WHAT IS NEEDED: Below are entries; repeat exactly, and nothing else, the lines from the one holding "Convert this diagram to TikZ code." through the one holding "(0,0) rectangle (387,461);", inclusive. Leave the pictures out.

--- BEGIN THE DATA ---

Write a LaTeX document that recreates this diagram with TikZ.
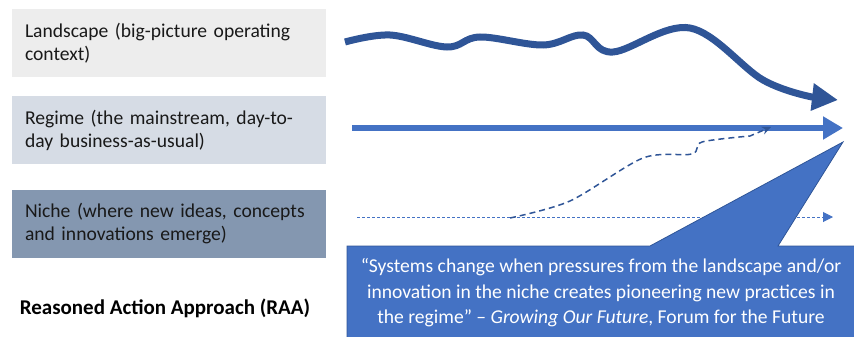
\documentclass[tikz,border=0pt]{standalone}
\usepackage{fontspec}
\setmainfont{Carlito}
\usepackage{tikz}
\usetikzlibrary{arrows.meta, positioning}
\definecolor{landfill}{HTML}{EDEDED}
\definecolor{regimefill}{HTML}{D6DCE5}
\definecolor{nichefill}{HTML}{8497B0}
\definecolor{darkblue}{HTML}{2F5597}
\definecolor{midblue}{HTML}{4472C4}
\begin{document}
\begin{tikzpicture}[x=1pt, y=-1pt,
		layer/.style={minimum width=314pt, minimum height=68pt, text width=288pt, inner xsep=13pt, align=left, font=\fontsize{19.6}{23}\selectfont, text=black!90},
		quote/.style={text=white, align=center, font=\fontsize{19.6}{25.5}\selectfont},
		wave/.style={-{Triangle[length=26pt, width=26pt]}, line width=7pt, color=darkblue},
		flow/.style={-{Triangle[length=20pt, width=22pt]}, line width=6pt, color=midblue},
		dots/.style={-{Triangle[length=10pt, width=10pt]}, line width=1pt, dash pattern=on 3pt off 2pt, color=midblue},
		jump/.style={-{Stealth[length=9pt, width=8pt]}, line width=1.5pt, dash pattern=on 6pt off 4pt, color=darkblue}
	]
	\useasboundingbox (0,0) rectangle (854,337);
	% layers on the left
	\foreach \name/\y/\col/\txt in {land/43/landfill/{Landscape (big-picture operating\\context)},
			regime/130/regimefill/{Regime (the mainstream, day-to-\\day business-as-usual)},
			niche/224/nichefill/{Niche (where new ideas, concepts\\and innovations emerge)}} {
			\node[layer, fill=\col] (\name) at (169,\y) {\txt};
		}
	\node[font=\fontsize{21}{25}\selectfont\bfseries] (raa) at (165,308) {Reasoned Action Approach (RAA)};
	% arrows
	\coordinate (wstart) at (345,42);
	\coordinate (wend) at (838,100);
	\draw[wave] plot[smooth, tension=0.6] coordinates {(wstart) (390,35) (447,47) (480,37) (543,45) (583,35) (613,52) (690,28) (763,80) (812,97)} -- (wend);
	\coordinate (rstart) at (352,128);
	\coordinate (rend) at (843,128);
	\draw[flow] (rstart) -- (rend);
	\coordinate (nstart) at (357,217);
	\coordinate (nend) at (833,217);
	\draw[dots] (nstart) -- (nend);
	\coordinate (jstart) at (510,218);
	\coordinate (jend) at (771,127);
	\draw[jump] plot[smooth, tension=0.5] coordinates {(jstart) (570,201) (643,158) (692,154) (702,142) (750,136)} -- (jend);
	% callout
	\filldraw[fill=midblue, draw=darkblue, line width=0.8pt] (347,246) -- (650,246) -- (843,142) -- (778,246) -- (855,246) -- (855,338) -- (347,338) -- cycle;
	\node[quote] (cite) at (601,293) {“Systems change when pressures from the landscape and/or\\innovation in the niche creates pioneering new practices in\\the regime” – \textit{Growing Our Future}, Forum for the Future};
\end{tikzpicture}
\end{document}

--- END THE DATA ---
--- BEGIN THE DATA ---

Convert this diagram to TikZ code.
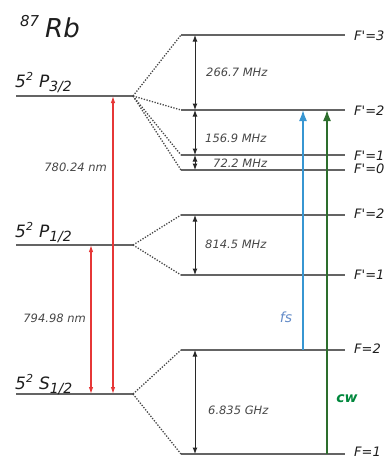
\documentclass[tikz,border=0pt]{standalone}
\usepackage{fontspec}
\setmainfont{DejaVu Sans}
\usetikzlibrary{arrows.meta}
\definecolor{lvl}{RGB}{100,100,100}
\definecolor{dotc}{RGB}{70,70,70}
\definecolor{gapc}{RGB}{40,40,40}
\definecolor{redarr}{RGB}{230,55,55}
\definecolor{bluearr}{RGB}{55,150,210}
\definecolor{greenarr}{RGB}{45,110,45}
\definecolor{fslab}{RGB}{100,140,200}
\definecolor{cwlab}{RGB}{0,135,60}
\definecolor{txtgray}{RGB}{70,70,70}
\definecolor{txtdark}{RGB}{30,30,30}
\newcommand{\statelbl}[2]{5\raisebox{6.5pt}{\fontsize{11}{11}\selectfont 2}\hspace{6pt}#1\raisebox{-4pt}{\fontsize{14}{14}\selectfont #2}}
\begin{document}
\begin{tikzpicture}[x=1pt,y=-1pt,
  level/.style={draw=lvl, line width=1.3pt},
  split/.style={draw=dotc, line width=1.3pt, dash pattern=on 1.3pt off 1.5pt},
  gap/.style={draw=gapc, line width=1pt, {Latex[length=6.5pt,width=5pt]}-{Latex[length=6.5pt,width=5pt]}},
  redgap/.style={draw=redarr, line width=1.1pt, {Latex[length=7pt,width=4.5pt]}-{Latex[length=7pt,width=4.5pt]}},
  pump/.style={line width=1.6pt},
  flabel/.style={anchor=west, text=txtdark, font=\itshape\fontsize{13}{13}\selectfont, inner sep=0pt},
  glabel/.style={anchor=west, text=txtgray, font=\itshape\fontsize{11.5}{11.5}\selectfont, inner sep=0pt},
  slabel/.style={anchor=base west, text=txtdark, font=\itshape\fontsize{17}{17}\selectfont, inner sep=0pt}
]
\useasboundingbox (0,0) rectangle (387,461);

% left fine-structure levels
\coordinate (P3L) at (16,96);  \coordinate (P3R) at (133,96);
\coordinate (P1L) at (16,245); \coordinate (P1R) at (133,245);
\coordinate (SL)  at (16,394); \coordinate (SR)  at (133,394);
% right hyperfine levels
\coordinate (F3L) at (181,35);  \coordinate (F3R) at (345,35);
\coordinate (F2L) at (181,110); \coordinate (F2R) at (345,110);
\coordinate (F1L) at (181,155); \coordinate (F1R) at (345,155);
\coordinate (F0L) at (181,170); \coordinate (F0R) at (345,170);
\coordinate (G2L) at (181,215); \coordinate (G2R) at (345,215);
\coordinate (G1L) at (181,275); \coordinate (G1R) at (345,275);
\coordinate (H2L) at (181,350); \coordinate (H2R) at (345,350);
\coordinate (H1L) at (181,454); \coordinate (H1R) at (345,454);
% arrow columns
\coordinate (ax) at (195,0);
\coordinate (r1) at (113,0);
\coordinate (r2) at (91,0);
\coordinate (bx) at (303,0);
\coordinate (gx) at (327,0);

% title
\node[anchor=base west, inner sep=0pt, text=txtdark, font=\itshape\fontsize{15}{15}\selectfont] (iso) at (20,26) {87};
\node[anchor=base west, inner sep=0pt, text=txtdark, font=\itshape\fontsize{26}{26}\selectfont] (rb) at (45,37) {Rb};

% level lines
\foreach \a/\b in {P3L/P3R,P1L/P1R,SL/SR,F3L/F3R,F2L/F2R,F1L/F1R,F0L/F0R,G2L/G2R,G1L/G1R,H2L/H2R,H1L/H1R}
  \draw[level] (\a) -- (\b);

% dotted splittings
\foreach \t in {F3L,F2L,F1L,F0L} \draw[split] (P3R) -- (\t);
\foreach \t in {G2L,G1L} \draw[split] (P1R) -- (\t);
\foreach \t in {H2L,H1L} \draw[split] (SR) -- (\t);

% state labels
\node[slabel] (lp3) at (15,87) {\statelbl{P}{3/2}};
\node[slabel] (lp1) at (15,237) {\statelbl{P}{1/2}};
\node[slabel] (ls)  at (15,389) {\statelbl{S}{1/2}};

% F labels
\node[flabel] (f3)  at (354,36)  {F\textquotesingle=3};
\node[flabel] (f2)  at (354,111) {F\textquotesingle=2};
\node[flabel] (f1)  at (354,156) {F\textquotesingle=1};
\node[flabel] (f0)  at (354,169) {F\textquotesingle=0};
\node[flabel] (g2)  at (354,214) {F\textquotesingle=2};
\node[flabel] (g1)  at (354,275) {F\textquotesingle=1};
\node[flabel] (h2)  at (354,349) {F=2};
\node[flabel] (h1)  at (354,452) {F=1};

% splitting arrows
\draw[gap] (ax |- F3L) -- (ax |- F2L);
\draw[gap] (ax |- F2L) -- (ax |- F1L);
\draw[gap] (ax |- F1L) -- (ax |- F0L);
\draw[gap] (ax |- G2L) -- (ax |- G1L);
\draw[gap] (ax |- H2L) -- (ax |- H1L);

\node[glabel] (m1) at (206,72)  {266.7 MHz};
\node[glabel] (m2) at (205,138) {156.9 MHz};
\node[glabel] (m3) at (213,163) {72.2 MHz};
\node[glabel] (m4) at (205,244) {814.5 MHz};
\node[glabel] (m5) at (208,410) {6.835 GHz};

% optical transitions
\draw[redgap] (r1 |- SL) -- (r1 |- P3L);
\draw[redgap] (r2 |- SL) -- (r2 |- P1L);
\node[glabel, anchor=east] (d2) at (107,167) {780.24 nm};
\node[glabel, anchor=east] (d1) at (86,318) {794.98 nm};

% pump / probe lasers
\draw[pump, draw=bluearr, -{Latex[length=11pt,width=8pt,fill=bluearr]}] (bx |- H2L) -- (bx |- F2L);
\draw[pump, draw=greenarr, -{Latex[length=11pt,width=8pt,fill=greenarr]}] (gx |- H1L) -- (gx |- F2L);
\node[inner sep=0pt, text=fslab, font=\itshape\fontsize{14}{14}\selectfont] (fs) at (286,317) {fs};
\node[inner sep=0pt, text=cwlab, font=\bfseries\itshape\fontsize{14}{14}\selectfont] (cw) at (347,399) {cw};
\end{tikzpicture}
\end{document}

--- END THE DATA ---
--- BEGIN THE DATA ---

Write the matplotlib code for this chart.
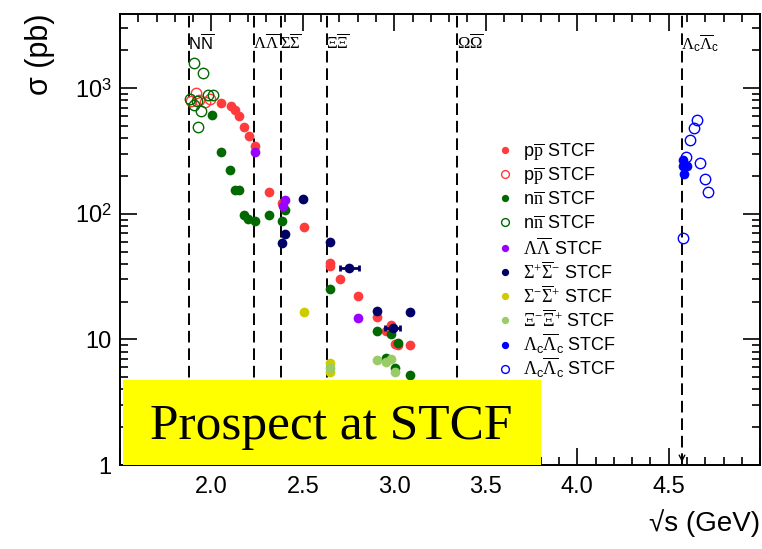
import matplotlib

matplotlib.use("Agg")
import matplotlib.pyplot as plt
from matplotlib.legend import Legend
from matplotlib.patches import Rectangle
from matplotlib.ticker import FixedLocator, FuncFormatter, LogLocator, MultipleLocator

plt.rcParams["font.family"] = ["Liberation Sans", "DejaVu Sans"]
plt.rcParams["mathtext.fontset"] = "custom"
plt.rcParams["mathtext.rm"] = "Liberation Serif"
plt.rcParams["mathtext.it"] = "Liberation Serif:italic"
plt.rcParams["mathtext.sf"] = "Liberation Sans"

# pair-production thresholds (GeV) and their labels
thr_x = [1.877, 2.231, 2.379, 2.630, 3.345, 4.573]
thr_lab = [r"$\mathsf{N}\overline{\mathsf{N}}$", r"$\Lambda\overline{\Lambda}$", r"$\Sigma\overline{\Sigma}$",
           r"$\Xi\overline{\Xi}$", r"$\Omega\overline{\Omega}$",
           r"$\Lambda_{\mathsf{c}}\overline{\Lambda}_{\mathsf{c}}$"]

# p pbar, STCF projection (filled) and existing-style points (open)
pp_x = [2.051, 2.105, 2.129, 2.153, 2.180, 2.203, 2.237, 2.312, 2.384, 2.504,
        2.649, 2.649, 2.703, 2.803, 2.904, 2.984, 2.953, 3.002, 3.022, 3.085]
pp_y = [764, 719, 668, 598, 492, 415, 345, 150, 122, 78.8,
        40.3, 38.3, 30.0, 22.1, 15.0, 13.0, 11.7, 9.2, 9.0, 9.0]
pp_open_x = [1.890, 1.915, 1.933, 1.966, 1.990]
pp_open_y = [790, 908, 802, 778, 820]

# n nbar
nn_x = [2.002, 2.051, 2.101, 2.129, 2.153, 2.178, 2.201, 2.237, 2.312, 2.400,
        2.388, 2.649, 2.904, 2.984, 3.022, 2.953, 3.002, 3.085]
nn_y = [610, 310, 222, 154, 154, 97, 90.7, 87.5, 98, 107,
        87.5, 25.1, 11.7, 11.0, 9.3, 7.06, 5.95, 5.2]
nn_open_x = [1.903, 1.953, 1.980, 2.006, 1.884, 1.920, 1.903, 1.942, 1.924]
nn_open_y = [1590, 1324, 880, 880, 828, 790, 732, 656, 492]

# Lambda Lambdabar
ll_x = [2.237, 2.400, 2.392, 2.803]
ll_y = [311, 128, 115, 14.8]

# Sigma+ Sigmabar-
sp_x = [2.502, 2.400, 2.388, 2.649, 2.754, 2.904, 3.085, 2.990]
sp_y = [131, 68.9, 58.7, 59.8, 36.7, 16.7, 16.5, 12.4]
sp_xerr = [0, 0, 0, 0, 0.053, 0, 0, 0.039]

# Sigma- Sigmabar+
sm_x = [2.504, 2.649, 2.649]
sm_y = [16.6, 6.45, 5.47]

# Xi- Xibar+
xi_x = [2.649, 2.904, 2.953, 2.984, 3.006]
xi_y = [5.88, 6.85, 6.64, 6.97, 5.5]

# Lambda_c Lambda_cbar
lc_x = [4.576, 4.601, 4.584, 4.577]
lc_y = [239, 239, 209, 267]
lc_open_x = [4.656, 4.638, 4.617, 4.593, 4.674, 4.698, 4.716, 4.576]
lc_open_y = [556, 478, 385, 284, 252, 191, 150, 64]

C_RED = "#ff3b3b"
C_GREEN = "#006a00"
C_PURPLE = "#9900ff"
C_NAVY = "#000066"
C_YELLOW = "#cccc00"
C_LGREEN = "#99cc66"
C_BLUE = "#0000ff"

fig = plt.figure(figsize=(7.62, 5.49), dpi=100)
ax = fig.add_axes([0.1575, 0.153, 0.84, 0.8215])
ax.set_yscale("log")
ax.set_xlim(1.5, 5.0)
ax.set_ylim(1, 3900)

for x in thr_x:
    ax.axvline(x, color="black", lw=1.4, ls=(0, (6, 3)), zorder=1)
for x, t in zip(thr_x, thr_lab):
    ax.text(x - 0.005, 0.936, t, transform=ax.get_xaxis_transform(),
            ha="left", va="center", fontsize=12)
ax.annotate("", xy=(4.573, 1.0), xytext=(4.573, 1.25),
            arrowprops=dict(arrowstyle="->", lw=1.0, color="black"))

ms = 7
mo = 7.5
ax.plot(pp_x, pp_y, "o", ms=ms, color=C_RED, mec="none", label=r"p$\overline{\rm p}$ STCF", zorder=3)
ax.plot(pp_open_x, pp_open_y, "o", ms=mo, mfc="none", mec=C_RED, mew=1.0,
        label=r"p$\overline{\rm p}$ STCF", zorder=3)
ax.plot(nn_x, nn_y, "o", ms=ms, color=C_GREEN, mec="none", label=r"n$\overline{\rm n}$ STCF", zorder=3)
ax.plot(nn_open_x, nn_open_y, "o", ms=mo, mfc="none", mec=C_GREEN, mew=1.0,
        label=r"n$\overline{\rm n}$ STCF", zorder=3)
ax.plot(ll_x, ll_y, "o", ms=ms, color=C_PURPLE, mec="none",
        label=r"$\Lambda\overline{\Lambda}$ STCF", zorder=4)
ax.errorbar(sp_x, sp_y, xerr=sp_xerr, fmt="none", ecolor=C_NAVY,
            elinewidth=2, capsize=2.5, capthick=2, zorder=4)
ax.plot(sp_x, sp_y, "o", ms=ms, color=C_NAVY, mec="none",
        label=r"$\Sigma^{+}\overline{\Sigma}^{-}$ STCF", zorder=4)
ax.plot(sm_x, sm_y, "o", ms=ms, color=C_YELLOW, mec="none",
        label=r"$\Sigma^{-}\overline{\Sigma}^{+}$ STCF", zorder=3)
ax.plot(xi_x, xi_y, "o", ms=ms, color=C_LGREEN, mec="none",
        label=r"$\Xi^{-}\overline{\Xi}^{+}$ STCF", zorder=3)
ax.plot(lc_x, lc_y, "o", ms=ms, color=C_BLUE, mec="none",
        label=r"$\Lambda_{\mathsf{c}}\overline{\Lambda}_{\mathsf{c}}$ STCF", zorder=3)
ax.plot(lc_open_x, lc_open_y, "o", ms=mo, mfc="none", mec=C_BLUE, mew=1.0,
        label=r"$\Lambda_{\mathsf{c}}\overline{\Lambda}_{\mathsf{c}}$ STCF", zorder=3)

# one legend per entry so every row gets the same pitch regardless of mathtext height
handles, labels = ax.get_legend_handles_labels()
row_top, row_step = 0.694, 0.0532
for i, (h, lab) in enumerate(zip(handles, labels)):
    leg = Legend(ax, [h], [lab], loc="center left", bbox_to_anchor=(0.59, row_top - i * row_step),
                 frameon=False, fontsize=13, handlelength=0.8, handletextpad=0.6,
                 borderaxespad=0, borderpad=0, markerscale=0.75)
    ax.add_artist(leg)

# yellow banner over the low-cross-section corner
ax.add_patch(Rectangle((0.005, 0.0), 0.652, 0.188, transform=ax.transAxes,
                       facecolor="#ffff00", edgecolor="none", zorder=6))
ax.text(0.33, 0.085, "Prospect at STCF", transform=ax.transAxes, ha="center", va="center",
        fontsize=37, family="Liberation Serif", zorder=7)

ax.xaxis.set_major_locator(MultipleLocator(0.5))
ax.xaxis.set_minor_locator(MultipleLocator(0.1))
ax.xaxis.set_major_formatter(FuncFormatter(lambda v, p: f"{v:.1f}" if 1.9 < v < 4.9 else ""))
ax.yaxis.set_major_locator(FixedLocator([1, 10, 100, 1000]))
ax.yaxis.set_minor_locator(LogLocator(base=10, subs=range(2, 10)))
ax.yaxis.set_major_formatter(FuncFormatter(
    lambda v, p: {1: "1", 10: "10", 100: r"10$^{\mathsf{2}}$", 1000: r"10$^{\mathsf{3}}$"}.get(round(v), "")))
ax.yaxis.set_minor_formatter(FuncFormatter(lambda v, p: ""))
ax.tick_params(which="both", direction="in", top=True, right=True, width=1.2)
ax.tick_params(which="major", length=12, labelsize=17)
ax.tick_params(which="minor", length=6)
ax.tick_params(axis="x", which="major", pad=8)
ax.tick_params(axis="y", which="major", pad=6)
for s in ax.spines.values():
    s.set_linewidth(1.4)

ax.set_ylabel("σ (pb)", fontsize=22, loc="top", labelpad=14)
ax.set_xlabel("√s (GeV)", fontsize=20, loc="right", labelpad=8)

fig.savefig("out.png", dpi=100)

--- END THE DATA ---

ANSWER FOR THIS EXERCISE:
Convert this diagram to TikZ code.
\documentclass[tikz,border=0pt]{standalone}
\usepackage{fontspec}
\setmainfont{DejaVu Sans}
\usetikzlibrary{arrows.meta}
\definecolor{lvl}{RGB}{100,100,100}
\definecolor{dotc}{RGB}{70,70,70}
\definecolor{gapc}{RGB}{40,40,40}
\definecolor{redarr}{RGB}{230,55,55}
\definecolor{bluearr}{RGB}{55,150,210}
\definecolor{greenarr}{RGB}{45,110,45}
\definecolor{fslab}{RGB}{100,140,200}
\definecolor{cwlab}{RGB}{0,135,60}
\definecolor{txtgray}{RGB}{70,70,70}
\definecolor{txtdark}{RGB}{30,30,30}
\newcommand{\statelbl}[2]{5\raisebox{6.5pt}{\fontsize{11}{11}\selectfont 2}\hspace{6pt}#1\raisebox{-4pt}{\fontsize{14}{14}\selectfont #2}}
\begin{document}
\begin{tikzpicture}[x=1pt,y=-1pt,
  level/.style={draw=lvl, line width=1.3pt},
  split/.style={draw=dotc, line width=1.3pt, dash pattern=on 1.3pt off 1.5pt},
  gap/.style={draw=gapc, line width=1pt, {Latex[length=6.5pt,width=5pt]}-{Latex[length=6.5pt,width=5pt]}},
  redgap/.style={draw=redarr, line width=1.1pt, {Latex[length=7pt,width=4.5pt]}-{Latex[length=7pt,width=4.5pt]}},
  pump/.style={line width=1.6pt},
  flabel/.style={anchor=west, text=txtdark, font=\itshape\fontsize{13}{13}\selectfont, inner sep=0pt},
  glabel/.style={anchor=west, text=txtgray, font=\itshape\fontsize{11.5}{11.5}\selectfont, inner sep=0pt},
  slabel/.style={anchor=base west, text=txtdark, font=\itshape\fontsize{17}{17}\selectfont, inner sep=0pt}
]
\useasboundingbox (0,0) rectangle (387,461);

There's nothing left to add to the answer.